UNE PART DE FANTASME

Face à ces projets tous azimuts, une attitude est de relativiser fortement. Et de reconnaître une part de fantasme, alimentée par la communication de Google, qui cultive le secret autour de Google X notamment. De même, on a peu d'éléments sur la stratégie de Calico. L'activité de M. Kurzweil pour Google se résume, elle, à aider l'intelligence artificielle à comprendre le langage. Et ses théories sur la singularité et l'uploading sont régulièrement dénoncées comme fumeuses.

L'autre approche est de s'inquiéter : "Dès qu'on est sur une technologie de rupture, certains sortent l'argument de l'apprenti sorcier, note Olivier Ertzscheid, maitre de conférences en sciences de l'information à Nantes, citant les inquiétudes sur la vie privée liées à Google Glass.
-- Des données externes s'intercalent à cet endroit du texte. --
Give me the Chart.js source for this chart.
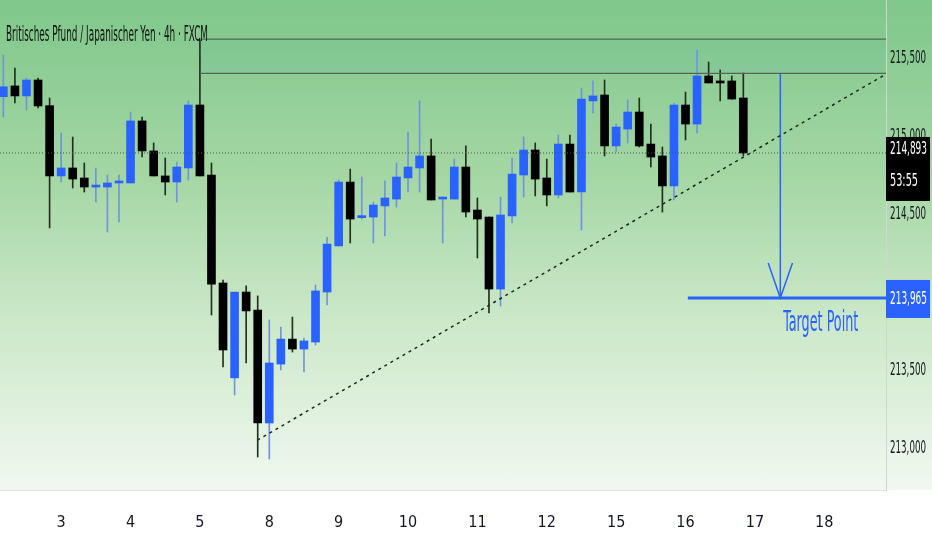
<!DOCTYPE html>
<html>
<head>
<meta charset="utf-8">
<script src="https://cdn.jsdelivr.net/npm/chart.js@4.4.1/dist/chart.umd.min.js"></script>
<style>
  html, body { margin: 0; padding: 0; background: #fff; }
  #wrap { position: relative; width: 932px; height: 550px; }
  #bg { position: absolute; left: 0; top: 0; width: 932px; height: 490px;
        background: linear-gradient(to bottom, #7fc78b 0%, #a3d6a3 35%, #cbe8c8 65%, #f1f8f0 100%); }
  canvas { position: absolute; left: 0; top: 0; }
</style>
</head>
<body>
<div id="wrap">
  <div id="bg"></div>
  <canvas id="chart" width="932" height="550"></canvas>
</div>
<script>
// GBP/JPY 4h candles (index = candle number)
const opens = [215.253, 215.322, 215.258, 215.360, 215.196, 214.746, 214.797, 214.733, 214.675, 214.675,
  214.701, 214.701, 215.098, 214.906, 214.746, 214.707, 214.797, 215.200, 214.752, 214.061,
  213.453, 214.003, 213.888, 213.165, 213.542, 213.702, 213.638, 213.683, 214.003, 214.298,
  214.707, 214.479, 214.483, 214.554, 214.598, 214.733, 214.797, 214.874, 214.598, 214.598,
  214.803, 214.528, 214.483, 214.022, 214.490, 214.752, 214.912, 214.733, 214.624, 214.950,
  214.643, 215.226, 215.264, 214.938, 215.046, 215.155, 214.950, 214.874, 214.682, 215.200,
  215.078, 215.386, 215.354, 215.354, 215.245];
const highs = [215.520, 215.437, 215.373, 215.373, 215.245, 215.021, 214.995, 214.829, 214.797, 214.752,
  214.752, 215.155, 215.123, 214.957, 214.861, 214.835, 215.226, 215.616, 214.829, 214.080,
  214.003, 214.042, 213.978, 213.824, 213.779, 213.843, 213.709, 214.048, 214.355, 214.720,
  214.790, 214.739, 214.579, 214.714, 214.829, 215.027, 215.226, 214.982, 214.611, 214.854,
  214.938, 214.605, 214.483, 214.611, 214.861, 214.995, 214.957, 214.854, 215.008, 215.008,
  215.309, 215.354, 215.360, 215.078, 215.232, 215.245, 215.078, 214.931, 215.213, 215.283,
  215.552, 215.475, 215.424, 215.386, 215.405];
const lows = [215.123, 215.213, 215.168, 215.181, 214.413, 214.707, 214.669, 214.643, 214.579, 214.387,
  214.451, 214.701, 214.867, 214.746, 214.624, 214.579, 214.720, 214.746, 213.856, 213.523,
  213.344, 213.549, 212.947, 212.934, 213.504, 213.619, 213.491, 213.664, 213.920, 214.298,
  214.317, 214.470, 214.317, 214.362, 214.547, 214.643, 214.643, 214.592, 214.317, 214.598,
  214.483, 214.221, 213.869, 213.914, 214.445, 214.611, 214.618, 214.554, 214.605, 214.643,
  214.400, 215.149, 214.874, 214.899, 214.957, 214.931, 214.803, 214.515, 214.592, 214.976,
  215.021, 215.341, 215.226, 215.238, 214.874];
const closes = [215.317, 215.258, 215.360, 215.194, 214.746, 214.797, 214.726, 214.675, 214.682, 214.701,
  214.707, 215.098, 214.906, 214.746, 214.707, 214.803, 215.200, 214.746, 214.054, 213.632,
  214.003, 213.882, 213.165, 213.549, 213.702, 213.638, 213.690, 214.010, 214.310, 214.707,
  214.470, 214.492, 214.560, 214.605, 214.739, 214.803, 214.874, 214.592, 214.611, 214.803,
  214.515, 214.470, 214.022, 214.496, 214.758, 214.912, 214.726, 214.624, 214.950, 214.643,
  215.238, 215.258, 214.938, 215.059, 215.155, 214.938, 214.867, 214.682, 215.200, 215.078,
  215.386, 215.341, 215.341, 215.238, 214.893];

// x axis: candle index of the first candle of each day
const dayTicks = [5, 11, 17, 23, 29, 35, 41, 47, 53, 59, 65, 71];
const dayLabels = ['3', '4', '5', '8', '9', '10', '11', '12', '15', '16', '17', '18'];
const priceTicks = [213.0, 213.5, 214.0, 214.5, 215.0, 215.5];

// drawings on the chart
const resistLevels = [215.621, 215.403];
const zoneStartIdx = 17;
const trendStart = { x: 21.97, y: 213.055 };
const trendEnd = { x: 76.34, y: 215.398 };
const targetPrice = 213.965;
const targetStartIdx = 59.2;
const arrowIdx = 67.2;
const arrowWing = { dx: 1.05, y: 214.189 };
const lastPrice = closes[closes.length - 1];
const countdown = '53:55';

const X_MIN = -0.29, X_MAX = 76.34;
const BLUE = '#2962ff';
const FONT = '"Liberation Sans Narrow", "DejaVu Sans Condensed", "Roboto Condensed", sans-serif';

const fmt = v => v.toFixed(3).replace('.', ',');
const isUp = closes.map((c, i) => c > opens[i]);

function narrowText(ctx, text, x, y, width) {
  const w = ctx.measureText(text).width;
  ctx.save();
  ctx.translate(x, y);
  ctx.scale(width / w, 1);
  ctx.fillText(text, 0, 0);
  ctx.restore();
}

const overlay = {
  id: 'overlay',
  beforeDatasetsDraw(chart) {
    const { ctx, scales: { x, y }, chartArea } = chart;
    // faint band between the two resistance lines
    ctx.save();
    ctx.fillStyle = 'rgba(40, 150, 170, 0.07)';
    const x0 = x.getPixelForValue(zoneStartIdx);
    const y0 = y.getPixelForValue(resistLevels[0]);
    const y1 = y.getPixelForValue(resistLevels[1]);
    ctx.fillRect(x0, y0, chartArea.right - x0, y1 - y0);
    ctx.restore();
  },
  afterDraw(chart) {
    const { ctx, scales: { x, y }, chartArea } = chart;
    ctx.save();
    ctx.textBaseline = 'middle';

    // price axis labels (condensed)
    ctx.fillStyle = '#131722';
    ctx.font = '18px ' + FONT;
    y.ticks.forEach(t => narrowText(ctx, fmt(t.value), chartArea.right + 4, y.getPixelForValue(t.value), 36));

    // title
    ctx.fillStyle = '#101510';
    ctx.font = '500 22px ' + FONT;
    narrowText(ctx, 'Britisches Pfund / Japanischer Yen · 4h · FXCM', 6, 35, 202);

    // target text
    ctx.fillStyle = BLUE;
    ctx.font = '28px ' + FONT;
    narrowText(ctx, 'Target Point', x.getPixelForValue(arrowIdx) + 3, y.getPixelForValue(targetPrice) + 26, 75);

    // last price label
    const right = chart.width;
    const bx = chartArea.right;
    const py = y.getPixelForValue(lastPrice);
    ctx.fillStyle = '#000';
    ctx.fillRect(bx, py - 16, right - bx - 2, 64);
    ctx.fillStyle = '#fff';
    ctx.font = '18px ' + FONT;
    narrowText(ctx, fmt(lastPrice), bx + 4, py - 4, 37);
    narrowText(ctx, countdown, bx + 4, py + 28, 28);

    // target price label
    const ty = y.getPixelForValue(targetPrice);
    ctx.fillStyle = BLUE;
    ctx.fillRect(bx, ty - 18, right - bx - 2, 38);
    ctx.fillStyle = '#fff';
    narrowText(ctx, fmt(targetPrice), bx + 4, ty + 1, 37);
    ctx.restore();
  }
};

const idx = opens.map((_, i) => i);
const line = (pts, color, width, dash) => ({
  type: 'line', data: pts, borderColor: color, borderWidth: width, borderDash: dash || [],
  pointRadius: 0, fill: false, tension: 0, order: 0
});
const noPad = s => { s.paddingTop = 0; s.paddingBottom = 0; s.paddingLeft = 0; s.paddingRight = 0; };

new Chart(document.getElementById('chart'), {
  type: 'bar',
  data: {
    datasets: [
      {
        label: 'wicks',
        data: idx.map(i => ({ x: i, y: [lows[i], highs[i]] })),
        backgroundColor: idx.map(i => isUp[i] ? '#6f96dc' : '#22301f'),
        barThickness: 1,
        grouped: false,
        order: 2
      },
      {
        label: 'bodies',
        data: idx.map(i => ({ x: i, y: [opens[i], closes[i]] })),
        backgroundColor: idx.map(i => isUp[i] ? BLUE : '#000'),
        barThickness: 8,
        minBarLength: 2,
        grouped: false,
        order: 1
      },
      line([{ x: X_MIN, y: lastPrice }, { x: X_MAX, y: lastPrice }], '#4b544b', 1, [1, 2]),
      line([{ x: zoneStartIdx, y: resistLevels[0] }, { x: X_MAX, y: resistLevels[0] }], '#56655a', 1.2),
      line([{ x: zoneStartIdx, y: resistLevels[1] }, { x: X_MAX, y: resistLevels[1] }], '#56655a', 1.2),
      line([trendStart, trendEnd], '#1c2a1c', 1.5, [3, 4]),
      line([{ x: targetStartIdx, y: targetPrice }, { x: X_MAX, y: targetPrice }], BLUE, 3),
      line([{ x: arrowIdx, y: resistLevels[1] }, { x: arrowIdx, y: targetPrice }], BLUE, 1.5),
      line([{ x: arrowIdx - arrowWing.dx, y: arrowWing.y }, { x: arrowIdx, y: targetPrice },
            { x: arrowIdx + arrowWing.dx, y: arrowWing.y }], BLUE, 1.5)
    ]
  },
  options: {
    responsive: false,
    animation: false,
    layout: { padding: 0 },
    plugins: { legend: { display: false }, tooltip: { enabled: false } },
    scales: {
      x: {
        type: 'linear',
        min: X_MIN,
        max: X_MAX,
        offset: false,
        grid: { display: false, drawTicks: false },
        border: { display: true, color: '#dfe3df' },
        afterBuildTicks: s => { s.ticks = dayTicks.map(v => ({ value: v })); },
        afterFit: s => { s.height = 60; noPad(s); },
        ticks: {
          autoSkip: false,
          maxRotation: 0,
          padding: 23,
          color: '#131722',
          font: { family: FONT, size: 16 },
          callback: v => dayLabels[dayTicks.indexOf(v)]
        }
      },
      y: {
        type: 'linear',
        position: 'right',
        min: 212.736,
        max: 215.872,
        grid: { display: false, drawTicks: false },
        border: { display: true, color: '#cfd8cf' },
        afterBuildTicks: s => { s.ticks = priceTicks.map(v => ({ value: v })); },
        afterFit: s => { s.width = 46; noPad(s); },
        ticks: { display: false }
      }
    }
  },
  plugins: [overlay]
});
</script>
</body>
</html>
Ce sont des débats assez classiques. Mais les domaines comme la génomique personnelle ou l'amélioration des capacités humaines posent de vrais débats éthiques."

Chez Google, de manière plus prosaïque, on précise que tout nouveau produit est testé, comme la Google Glass, actuellement, par 8 000 Américains. La voiture sans pilote a, elle, été autorisée, à des essais sur les routes du Nevada et de la Floride. "L'idée, c'est de faciliter la vie des gens", résume-t-on.

"Les fondateurs de Google ont une mentalité d'ingénieurs, pas de businessmen, de journalistes ou de politiques ", salue Jeff Jarvis, auteur de What Would Google Do ? (HarperBusiness, 2009). Steven Levy parle de "techno-optimistes". En tout cas, on ne pourra leur reprocher de ne pas penser au progrès de leur société.